A new era for local Catholic churches — and indeed, for all churches in the Diocese of Pittsburgh — begins Monday.
That’s the day when the clock officially begins ticking on the diocese’s initiative to consolidate its 188 parishes into 57. It’s also the day that the new priest assignments that were announced concurrently with the groupings in April take effect, with the administrator of each grouping tasked to spearhead a plan to merge the churches with which he has been entrusted into a single parish.
Each administrator has either one to two years, two to three years or three to four years to accomplish that goal, depending on the classification assigned to his grouping.

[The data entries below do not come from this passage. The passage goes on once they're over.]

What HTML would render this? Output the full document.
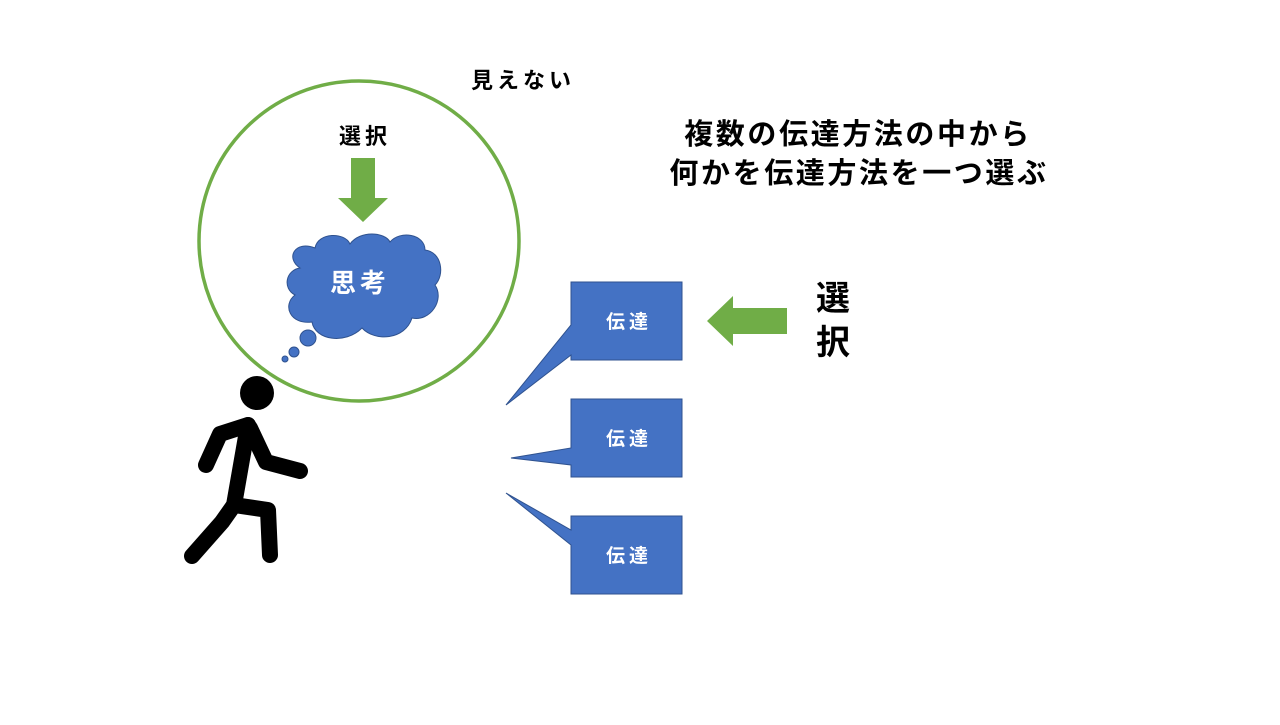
<!DOCTYPE html>
<html><head><meta charset="utf-8"><style>
body{margin:0;background:#fff;}
svg text{font-family:"Liberation Sans","Noto Sans CJK JP",sans-serif;font-weight:bold;}
</style></head><body>
<svg width="1280" height="720" viewBox="0 0 1280 720">
<text x="523" y="88" font-size="22" letter-spacing="4" text-anchor="middle">見えない</text>
<circle cx="359" cy="241" r="160" fill="none" stroke="#70ad47" stroke-width="3.5"/>
<text x="365" y="144" font-size="22" letter-spacing="4" text-anchor="middle">選択</text>
<polygon points="351,158 375,158 375,198 388,198 363,222 338,198 351,198" fill="#70ad47"/>
<g fill="#4472c4" stroke="#2f528f" stroke-width="1">
<path d="M300,268 C285,258 295,240 315,248 C318,232 345,232 350,244 C360,230 385,232 390,242 C400,230 425,234 425,250 C442,252 445,275 435,285 C445,300 430,322 412,318 C405,340 375,342 362,328 C345,345 315,340 312,322 C290,325 282,305 295,295 C282,288 286,270 300,268 Z"/>
<circle cx="308" cy="338" r="8"/>
<circle cx="294" cy="352" r="5"/>
<circle cx="285" cy="359" r="3"/>
</g>
<text x="360" y="292" font-size="26" letter-spacing="4" fill="#fff" text-anchor="middle">思考</text>
<circle cx="257" cy="393" r="17" fill="#000"/>
<g stroke="#000" stroke-width="16" stroke-linecap="round" stroke-linejoin="round" fill="none">
<path d="M248,425 L234,505"/>
<path d="M248,425 L220,434 L206,465"/>
<path d="M250,428 L266,462 L300,471"/>
<path d="M234,505 L222,522 L192,556"/>
<path d="M234,505 L268,510 L270,555"/>
</g>
<g fill="#4472c4" stroke="#2f528f" stroke-width="1">
<polygon points="571,282 682,282 682,360 571,360 571,355 506,405 571,325"/>
<polygon points="571,399 682,399 682,477 571,477 571,465 511,458 571,448"/>
<polygon points="571,516 682,516 682,594 571,594 571,545 506,493 571,530"/>
</g>
<text x="629" y="328" font-size="19" letter-spacing="4" fill="#fff" text-anchor="middle">伝達</text>
<text x="629" y="445" font-size="19" letter-spacing="4" fill="#fff" text-anchor="middle">伝達</text>
<text x="629" y="562" font-size="19" letter-spacing="4" fill="#fff" text-anchor="middle">伝達</text>
<polygon points="787,308 787,334 733,334 733,346 707,321 733,296 733,308" fill="#70ad47"/>
<text x="833" y="310" font-size="34" text-anchor="middle">選</text>
<text x="833" y="354" font-size="34" text-anchor="middle">択</text>
<text x="858" y="144" font-size="29" letter-spacing="2.6" text-anchor="middle">複数の伝達方法の中から</text>
<text x="859" y="183" font-size="29" letter-spacing="2.6" text-anchor="middle">何かを伝達方法を一つ選ぶ</text>
</svg>
</body></html>
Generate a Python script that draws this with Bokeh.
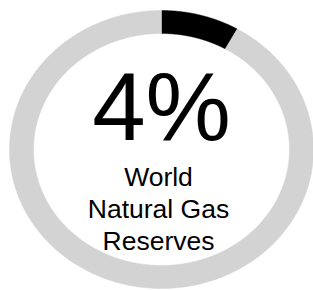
import numpy as np
from bokeh.plotting import figure
from bokeh.models import Range1d, ColumnDataSource
from bokeh.core.properties import value
from bokeh.embed import file_html
from bokeh.resources import INLINE

# ---- data ----
segment_names = ["Share", "Rest"]
segment_values = [8.3, 91.7]          # portion of the ring
segment_colors = ["#000000", "#d3d3d3"]
big_label = ["4%"]
sub_labels = ["World", "Natural Gas", "Reserves"]

# ---- geometry (layout constants) ----
RX_OUT, RY_OUT = 152, 139
RX_IN, RY_IN = 128, 116

p = figure(width=313, height=290,
           x_range=Range1d(-161, 152), y_range=Range1d(-141, 149),
           output_backend="svg", toolbar_location=None, min_border=0)
p.axis.visible = False
p.grid.visible = False
p.outline_line_color = None
p.background_fill_color = "white"
p.border_fill_color = "white"

total = float(sum(segment_values))
xs, ys = [], []
start = 0.0
for v in segment_values:
    a0 = start / total * 2 * np.pi
    a1 = (start + v) / total * 2 * np.pi
    th = np.linspace(a0, a1, 240)
    xo, yo = RX_OUT * np.sin(th), RY_OUT * np.cos(th)
    xi, yi = RX_IN * np.sin(th[::-1]), RY_IN * np.cos(th[::-1])
    xs.append(list(np.concatenate([xo, xi])))
    ys.append(list(np.concatenate([yo, yi])))
    start += v

src = ColumnDataSource(dict(xs=xs, ys=ys, color=segment_colors, name=segment_names))
p.patches("xs", "ys", source=src, fill_color="color", line_color="color", line_width=0.5)

p.text(x=[0], y=[43.5], text=big_label, text_font=value("Liberation Sans"),
       text_font_size="96px", text_align="center", text_baseline="alphabetic",
       text_color="black")

sub_y = [-27.8 - 31.7 * i for i in range(len(sub_labels))]
p.text(x=[-3] * len(sub_labels), y=sub_y, text=sub_labels,
       text_font=value("Liberation Sans"), text_font_size="26.5px",
       text_align="center", text_baseline="alphabetic", text_color="black")

open("out.html", "w").write(file_html(p, INLINE))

In Lawrence County, seven of the existing eight parishes will need to merge before the shortest of those deadlines arrives, and the Rev. James McCaffrey — who once pastored St. James the Apostle Church near New Bedford — has been handed the responsibility to make it happen.
The county’s eighth parish, Holy Redeemer in Ellwood City, has been paired with two Butler County parishes. This grouping will have three to four years to iron out a consolidation plan.
Groups that received just one to two years to merge — such as the seven-church Lawrence County pairing — were assigned that time frame either because they are experiencing financial difficulties or because they already are well on the road to consolidation. Word is, Lawrence County falls under the latter heading.
That says a lot for the parishioners in this group, and their understanding of the challenges facing the diocese as well as the apparent kinship they feel for one another.
Make no mistake, though, the toughest times are yet to come, for once these seven sisters become one, the next step is to start shuttering church buildings. Some sources indicate that it is likely only two to three will remain open.
Six of these seven churches can claim histories going back 100 to 150 years. The youngster of the group is St. Camillus, which opened in 1959. In each of them, countless weddings, baptisms, confirmations and even funeral Masses have taken place over the course of several generations. That kind of tradition will not be easy to walk away from.
We see this, though, as an opportunity for parishioners to demonstrate to the world what their church and their faith are all about. The diocese is nursing a serious black eye in the wake of the recent grand jury report citing decades of sexual abuse of children perpetrated by some and covered up by others. Nothing can make that right.
However, a demonstration of love, unity, a willingness to work together and a peaceful acceptance of difficult decisions in the name of strengthening the mission to plant and nurture the seeds of faith could go a long way toward redeeming the diocese and what it offers in the eyes of those who now see only its failure.
Step one in this process happens the weekend of Oct. 20-21, when each of the local churches will clear its Mass schedule and instead call worshippers to the New Castle High School auditorium, where vigil Masses are scheduled for 4 and 6 p.m. on the first day, and Masses will take place at 7, 9 and 11 a.m. on the second. We are hopeful the county’s parishioners will embrace this first step on the road to eventual worship as a single body of believers.
The process of change will not be easy. But it might well be reaffirming.